The most attractive, best maintained and most popular campgrounds, picnic areas and boat launch areas along the Snake River were shuttered early this year because they are costly to maintain and there are fewer dollars available to run them.
Officials with the Army Corps of Engineer's Walla Walla District say the recreation areas that have landscaping, mowed lawns with underground sprinklers and regular garbage pickups may be the most popular with the public, but they don't generate enough visits to offset the maintenance costs.
"Basically, Corps headquarters in Washington, D.C., gives us a certain piece of the pie," said Bruce Henrickson, public affairs specialist for the Corps' Walla Walla District.
Corps officials in Eastern Washington say they had little choice but to close facilities that are too expensive.
Corps' facilities that have lower operational costs and can show better cost-benefit ratios are more likely to avoid budget cuts, said Lonnie Mettler, natural resources manager for the Walla Walla District.
Nationwide, it's the campgrounds that can pack in the visitors that fare best.
Mettler said campgrounds near Atlanta and Dallas-Fort Worth are huge and can attract enough business to earn Corps' funding without suffering cuts.
"They can make a bigger bang for the buck because they have a lot more visitors," Mettler said.
"We've been using performance-based budgeting for quite a few years," Mettler said.
Every recreation area is stacked up against others, with more than 400 of them being ranked across the nation.

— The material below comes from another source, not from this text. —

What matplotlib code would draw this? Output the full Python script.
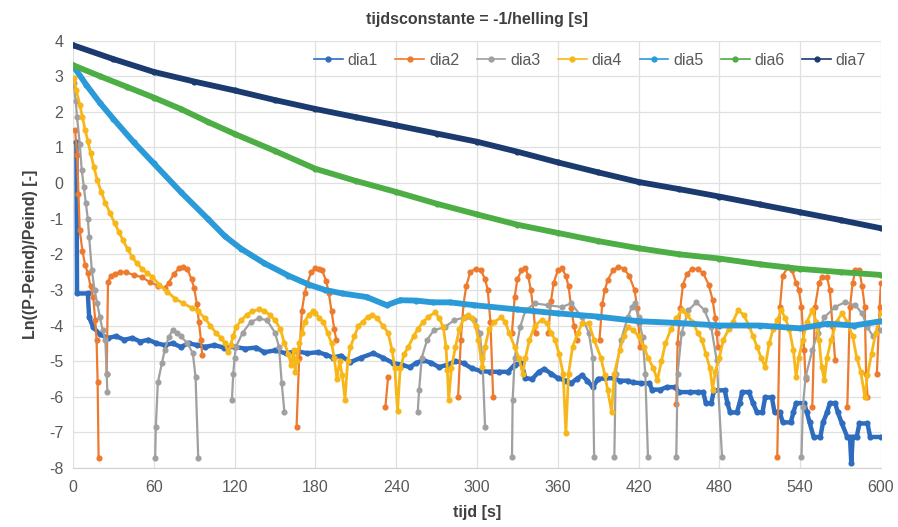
import numpy as np
import matplotlib.pyplot as plt
from matplotlib.lines import Line2D

nan = np.nan

# dia1 (step-like, quantised)
t_dia1 = [2.5, 3, 11, 12, 15, 20, 26, 32, 38, 44, 50, 56, 62, 68, 74, 80, 86, 92, 98, 105, 112, 120,
          128, 136, 142, 150, 158, 166, 174, 182, 188, 193, 199, 206, 214, 223, 230, 238, 244, 250,
          255, 260, 266, 272, 278, 284, 290, 296, 303, 310, 316, 323, 328, 333, 336, 341, 346, 350,
          355, 360, 366, 370, 374, 378, 382, 386, 390, 395, 402, 406, 412, 416, 422, 428, 430, 436,
          441, 447, 450, 458, 464, 468, 470, 474, 476, 484, 486, 488, 493, 495, 497, 502, 505, 508,
          512, 514, 519, 521, 525, 527, 533, 535, 537, 543, 545, 547, 550, 555, 557, 560, 562, 566,
          568, 571, 575, 577, 578, 579, 582, 584, 590, 592, 600]
y_dia1 = [1.15, -3.1, -3.1, -3.77, -4.05, -4.25, -4.35, -4.3, -4.4, -4.35, -4.45, -4.4, -4.5, -4.55,
          -4.5, -4.6, -4.5, -4.55, -4.6, -4.55, -4.62, -4.6, -4.65, -4.62, -4.75, -4.7, -4.78, -4.72,
          -4.78, -4.75, -4.82, -4.9, -4.85, -5.03, -4.9, -4.78, -4.9, -5.06, -5.1, -5.17, -5.05,
          -4.97, -5.05, -5.17, -5.1, -5.0, -5.06, -5.2, -5.28, -5.3, -5.3, -5.3, -5.1, -5.06, -5.48,
          -5.5, -5.3, -5.22, -5.35, -5.48, -5.55, -5.62, -5.5, -5.4, -5.55, -5.73, -5.5, -5.48, -5.48,
          -5.55, -5.55, -5.6, -5.62, -5.62, -5.8, -5.8, -5.73, -5.73, -5.87, -5.87, -5.87, -5.87,
          -6.18, -6.18, -5.82, -5.82, -6.18, -6.44, -6.44, -6.18, -5.87, -5.87, -6.18, -6.44, -6.44,
          -6.02, -6.02, -6.44, -6.44, -6.72, -6.72, -6.44, -6.18, -6.18, -6.44, -6.72, -7.13, -7.13,
          -6.72, -6.44, -6.18, -6.18, -6.44, -6.75, -7.13, -7.13, -7.87, -7.13, -7.13, -6.75, -6.75,
          -7.13, -7.13]

# dia2 (gaps where the log is undefined)
t_dia2 = [1.5, 3, 4, 5, 7, 9, 11, 13, 15, 16.5, 17.5, 18.3, 19, 22, 25, 26, 28, 31, 35, 39, 45, 51,
          57, 63, 68, 71, 75, 79, 82, 85, 88, 90, 92, 93.5, 95, 96, 130, 166, 168, 170, 172, 174, 177,
          180, 183, 185, 188, 190, 192, 194, 195.5, 214, 232, 234, 260, 286, 288, 290, 292, 295, 299,
          303, 306, 308, 310, 312, 320, 326, 328, 330, 333, 336, 338, 340, 342, 343.5, 348, 353, 355,
          357, 360, 363, 366, 368, 370, 372, 374, 382, 391, 393, 395, 397, 401, 405, 409, 413, 417,
          419, 420, 421, 435, 448, 449, 451, 453, 456, 460, 464, 468, 472, 475, 477, 478, 479, 500,
          523, 525, 527, 531, 534, 537, 539, 541, 543, 544, 546, 549, 551, 554, 556, 560, 562, 564,
          566, 570, 575, 577, 579, 581, 584, 586, 588, 589, 590, 593, 597, 599, 600]
y_dia2 = [1.5, 0.8, -0.3, -1.33, -1.9, -2.3, -2.53, -2.9, -3.2, -3.85, -4.4, -5.6, -7.72, nan, -5.35,
          -2.78, -2.6, -2.55, -2.5, -2.5, -2.58, -2.64, -2.78, -2.88, -2.95, -2.8, -2.55, -2.38, -2.35,
          -2.42, -2.7, -2.95, -3.4, -3.9, -4.4, -4.83, nan, -6.85, -4.9, -3.58, -3.1, -2.8, -2.5, -2.39,
          -2.4, -2.45, -2.75, -3.1, -3.6, -4.1, -4.4, nan, -6.28, -5.45, nan, -6.0, -4.4, -3.4, -2.9,
          -2.5, -2.4, -2.45, -2.7, -3.0, -3.9, -6.0, nan, -4.2, -3.2, -2.7, -2.45, -2.39, -2.6, -3.0,
          -3.6, -4.2, nan, -4.2, -3.3, -2.8, -2.45, -2.39, -2.6, -2.9, -3.5, -4.0, -4.4, nan, -4.4,
          -3.4, -3.0, -2.73, -2.45, -2.35, -2.4, -2.6, -3.0, -3.5, -3.94, -4.6, nan, -6.2, -4.5, -3.5,
          -2.85, -2.55, -2.4, -2.42, -2.53, -2.85, -3.28, -3.8, -4.2, -4.6, nan, -7.7, -3.48, -2.6,
          -2.36, -2.45, -2.8, -3.0, -3.48, -4.7, -5.5, nan, -6.3, -3.48, -2.8, -2.64, -2.64, -3.0,
          -4.0, -4.97, nan, -6.3, -3.48, -2.8, -2.45, -2.45, -2.9, -3.48, -5.35, -6.0, nan, -5.35,
          -3.48, -2.82]

# dia3
t_dia3 = [0.5, 2, 3, 5, 6.5, 8, 9.5, 11, 12, 14, 16, 18, 20, 22, 24, 25, 25.5, 40, 61, 61.5, 63, 66,
          68, 71, 74, 77, 80, 85, 89, 91, 93, 100, 118, 119, 120, 121, 126, 132, 138, 144, 150, 153,
          155, 157, 200, 256, 257, 259, 263, 268, 276, 283, 291, 298, 302, 304, 306, 315, 326, 326.5,
          328, 332, 336, 343, 353, 363, 370, 378, 383, 386, 387, 395, 402, 403, 407, 412, 415, 417,
          420, 423, 425, 427, 440, 448, 449, 452, 457, 463, 469, 474, 478, 482, 510, 541, 542, 544,
          549, 553, 558, 566, 573, 581, 586, 590, 594, 600]
y_dia3 = [2.8, 2.3, 1.85, 1.1, 0.36, -0.1, -0.56, -1.0, -1.52, -2.45, -3.0, -3.38, -3.77, -4.13,
          -4.4, -5.35, -5.87, nan, -7.72, -6.85, -5.6, -5.06, -4.7, -4.33, -4.13, -4.2, -4.3, -4.5,
          -4.78, -5.45, -7.72, nan, -6.1, -5.35, -4.9, -4.6, -4.2, -3.9, -3.8, -3.85, -4.2, -4.6,
          -5.62, -6.43, nan, -6.43, -5.82, -4.9, -4.4, -4.13, -4.05, -3.85, -3.77, -3.85, -4.2, -4.9,
          -6.85, nan, -7.7, -6.1, -4.9, -4.05, -3.57, -3.38, -3.43, -3.48, -3.38, -3.77, -4.2, -4.9,
          -7.7, nan, -7.7, -5.35, -4.4, -3.77, -3.48, -3.38, -3.77, -4.33, -5.35, -7.7, nan, -7.7,
          -5.35, -4.2, -3.57, -3.35, -3.57, -4.05, -4.97, -7.7, nan, -7.7, -6.3, -5.45, -4.7, -4.2,
          -3.77, -3.48, -3.35, -3.43, -3.66, -4.05, -4.3, -4.13]

# dia4
t_dia4 = [0.5, 2.5, 5, 7, 9, 11, 13, 15.5, 18, 21, 24, 27.5, 31, 34, 37, 40.5, 44, 47.5, 51, 55, 59,
          64, 70, 76, 82, 88, 93, 98, 102, 106, 110, 113, 115, 117, 119, 121, 125, 129, 133, 138, 142,
          146, 150, 154, 157, 160, 162, 164, 165, 166, 168, 170, 172, 175, 178, 180, 183, 186, 189,
          192, 194, 196, 198, 200, 202, 204, 206, 209, 212, 215, 219, 222, 226, 230, 234, 237, 239,
          241, 243, 246, 249, 253, 256, 260, 264, 269, 272, 275, 277, 278, 279, 281, 284, 287, 290,
          293, 296, 299, 301, 304, 306, 309, 313, 318, 321, 324, 328, 331, 334, 336, 339, 343, 348,
          352, 355, 358, 361, 364, 366, 368, 371, 375, 378, 383, 387, 392, 395, 397, 400, 402, 406,
          409, 412, 416, 420, 424, 427, 431, 434, 437, 440, 444, 448, 452, 456, 460, 464, 467, 470,
          473, 475, 477, 480, 483, 487, 490, 494, 498, 502, 505, 508, 511, 514, 517, 520, 523, 526,
          529, 532, 535, 537, 539, 542, 545, 549, 552, 554, 556, 558, 560, 563, 567, 571, 575, 579,
          582, 585, 588, 590, 593, 596, 600]
y_dia4 = [2.95, 2.6, 2.2, 1.85, 1.5, 1.18, 0.85, 0.45, 0.08, -0.25, -0.55, -0.85, -1.13, -1.37,
          -1.6, -1.85, -2.08, -2.25, -2.4, -2.52, -2.64, -2.85, -3.05, -3.25, -3.38, -3.5, -3.6,
          -3.8, -4.0, -4.2, -4.35, -4.5, -4.75, -4.55, -4.3, -4.05, -3.85, -3.7, -3.6, -3.55, -3.58,
          -3.7, -3.85, -4.1, -4.5, -4.8, -5.1, -4.7, -5.3, -5.0, -4.5, -4.2, -3.9, -3.7, -3.6, -3.65,
          -3.8, -3.9, -4.2, -4.5, -4.9, -5.5, -5.0, -5.4, -6.08, -5.0, -4.6, -4.3, -4.0, -3.9, -3.75,
          -3.7, -3.8, -4.0, -4.2, -4.7, -5.2, -6.4, -5.2, -4.8, -4.6, -4.3, -4.1, -3.9, -3.75, -3.63,
          -3.8, -4.05, -4.6, -5.25, -6.1, -5.2, -4.6, -4.1, -3.8, -3.7, -3.8, -4.0, -4.4, -5.17, -4.6,
          -4.1, -3.9, -3.77, -3.9, -4.22, -4.6, -4.9, -5.35, -4.9, -4.4, -4.0, -3.85, -3.94, -4.2,
          -4.4, -4.8, -5.35, -7.02, -5.35, -4.6, -4.2, -3.94, -3.94, -4.4, -4.9, -5.4, -5.8, -6.43,
          -5.35, -4.7, -4.3, -4.05, -4.13, -4.3, -4.6, -4.9, -5.2, -5.53, -5.0, -4.5, -4.1, -3.8,
          -3.57, -3.7, -3.9, -4.2, -4.4, -4.8, -5.2, -5.8, -5.3, -4.9, -4.4, -4.1, -3.9, -3.57, -3.7,
          -4.0, -4.3, -4.6, -4.9, -5.17, -4.5, -4.1, -3.85, -3.57, -3.8, -4.1, -4.7, -5.45, -4.9,
          -4.4, -3.9, -3.57, -3.9, -4.4, -5.17, -5.53, -4.9, -4.4, -3.9, -3.66, -3.9, -4.3, -4.9,
          -5.3, -6.0, -5.4, -4.8, -4.22, -3.66]

# dia5
t_dia5 = [0, 10, 20, 30, 45, 60, 80, 100, 113, 125, 142, 160, 175, 187, 200, 218, 233, 243, 255,
          267, 280, 298, 330, 360, 390, 420, 450, 480, 510, 540, 560, 580, 600]
y_dia5 = [3.3, 2.75, 2.25, 1.8, 1.15, 0.55, -0.25, -1.0, -1.5, -1.85, -2.25, -2.6, -2.85, -3.0,
          -3.1, -3.2, -3.43, -3.29, -3.3, -3.35, -3.35, -3.43, -3.55, -3.66, -3.75, -3.88, -3.93,
          -4.0, -4.0, -4.08, -3.95, -4.0, -3.88]

# dia6
t_dia6 = [0, 20, 40, 60, 80, 100, 120, 150, 180, 210, 240, 270, 300, 330, 360, 390, 420, 450, 480,
          510, 540, 570, 600]
y_dia6 = [3.31, 3.0, 2.7, 2.4, 2.08, 1.72, 1.38, 0.9, 0.4, 0.06, -0.25, -0.58, -0.88, -1.17, -1.4,
          -1.63, -1.83, -2.0, -2.12, -2.28, -2.41, -2.5, -2.58]

# dia7
t_dia7 = [0, 30, 60, 90, 120, 150, 180, 210, 240, 270, 300, 330, 360, 390, 420, 450, 480, 510, 540,
          570, 600]
y_dia7 = [3.87, 3.48, 3.12, 2.85, 2.6, 2.33, 2.08, 1.85, 1.62, 1.39, 1.16, 0.88, 0.58, 0.3, 0.03,
          -0.17, -0.38, -0.6, -0.82, -1.04, -1.27]

labels = ['dia1', 'dia2', 'dia3', 'dia4', 'dia5', 'dia6', 'dia7']
colors = ['#2e6cc0', '#ee7a2e', '#a0a0a0', '#f7b719', '#2a9ad8', '#4cae44', '#1b3a6f']
xticks = [0, 60, 120, 180, 240, 300, 360, 420, 480, 540, 600]

plt.rcParams['font.family'] = ['Liberation Sans', 'DejaVu Sans']
plt.rcParams['axes.unicode_minus'] = False

fig = plt.figure(figsize=(8.98, 5.27), dpi=100)
ax = fig.add_axes([0.0813, 0.112, 0.8997, 0.811])

series = [(t_dia1, y_dia1), (t_dia2, y_dia2), (t_dia3, y_dia3), (t_dia4, y_dia4),
          (t_dia5, y_dia5), (t_dia6, y_dia6), (t_dia7, y_dia7)]
widths = [3.2, 1.6, 1.6, 2.0, 4.2, 4.2, 4.2]
for i, (t, y) in enumerate(series):
    ax.plot(t, y, color=colors[i], lw=widths[i], marker='o', ms=3.4, zorder=2 + i,
            solid_capstyle='round', solid_joinstyle='round')

ax.set_xlim(0, 600)
ax.set_ylim(-8, 4)
ax.set_xticks(xticks)
ax.set_yticks(range(-8, 5))
ax.grid(True, color='#e0e0e0', lw=0.9)
ax.set_axisbelow(True)
for s in ['top', 'right', 'left']:
    ax.spines[s].set_visible(False)
ax.spines['bottom'].set_color('#d0d0d0')
ax.tick_params(length=0, labelsize=11.5, labelcolor='#595959')
ax.tick_params(axis='x', pad=9)
ax.tick_params(axis='y', pad=7)

ax.set_title('tijdsconstante = -1/helling [s]', fontsize=11.5, fontweight='bold',
             color='#404040', pad=12)
ax.set_xlabel('tijd [s]', fontsize=11.5, fontweight='bold', color='#404040', labelpad=7)
ax.set_ylabel('Ln((P-Peind)/Peind) [-]', fontsize=11.5, fontweight='bold', color='#404040',
              labelpad=8)

handles = [Line2D([], [], color=c, lw=1.2, marker='o', ms=3.5) for c in colors]
ax.legend(handles, labels, ncol=7, loc='center', bbox_to_anchor=(0.64, 0.954), frameon=False,
          fontsize=11.5, handlelength=1.8, handletextpad=0.3, columnspacing=1.1,
          labelcolor='#595959')

fig.savefig('out.png', dpi=100)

How efficiently these sites are operated influences how much money they get, Mettler explained.
The only way to get more money is to have more visitations or reduce costs, he added.
That is a challenge for high-maintenance parks such as Hood, Charbonneau and Fishhook because they already are running near capacity during the summer, so cutting costs by reducing the length of the season is the alternative.
Mettler said the Corps staff in the Walla Walla District considered closures, reducing contracts and services, and how to reassign staff to find a savings.
Simply raising rates for camping won't fix the problem because the formula is based on the number of visits, Mettler said.
"We don't get to keep any money from the fees. It all goes to the U.S. Treasury," he said.
And reducing the rates to attract more visitors on weekdays, when there is more availability, creates a different problem because the Corps' sets rates to be fair in not undercutting rates of private campground operators.
The Corps knew the budget squeeze was coming when it got word of a $669,000 budget reduction for the Walla Walla District a year ago.
Mettler said having more volunteers is one way to get around the constraints.
Volunteers can mow grass and clean restrooms, eliminating the need to pay a contractor to do it, Mettler said.
Henrickson said contracting out operations of Corps' recreation areas to private operators helps solve budget problems, but there is a risk.
Such is the case at Lyons Ferry on the Snake River, Henrickson said.
"Outsourcing our campgrounds does solve our budget problem, but if the operation fails the Corps cannot take back a campground. ... We are constantly looking for a lessor (there)," Henrickson said.
The Lyons Ferry day use area remained open this year only because of volunteers' help, he added.
Kate Woods, spokeswoman for Rep. Doc Hastings, R-Wash., said the cuts are regrettable, but unavoidable given the state of the nation's debt.
"Congressman Hastings has always supported efforts to expand public access to federal lands, and he shares concerns about the Corps of Engineers closing some recreation sites several weeks early this year. Unfortunately, bailout after bailout and irresponsible stimulus spending has helped create a record national debt," Woods said in a statement provided to the Herald.
Woods added: "It is the Corps, and not Congress, that decides how much of their budget is directed to the operation and maintenance of recreation sites versus the agency's other responsibilities."
The Corps' other priorities adds to the crisis for recreation areas.
"There are strong support groups for navigation, hydropower and flood control. Recreation doesn't have that kind of voice. The mountain bikers, boaters and campers haven't come together yet," Mettler said.
Woods noted that the Corps' investigations account, which pays for studies authorized by law on rivers and harbors, flood and storm protection, shore protection, was funded at $126.7 million in 2011 and $104 million in 2012.
The construction account, which pays for the Corps' construction projects (whether on the river or shoreline) received $1.61 billion last year and $1.56 billion in 2012, she told the Herald.
Overall, the budget for the Corps was reduced from about $4.85 billion in 2011 to $4.76 billion in 2012, Woods said.
"We may have to sharpen our pencil on a knife," said Mettler, adding that layoffs will be a last resort.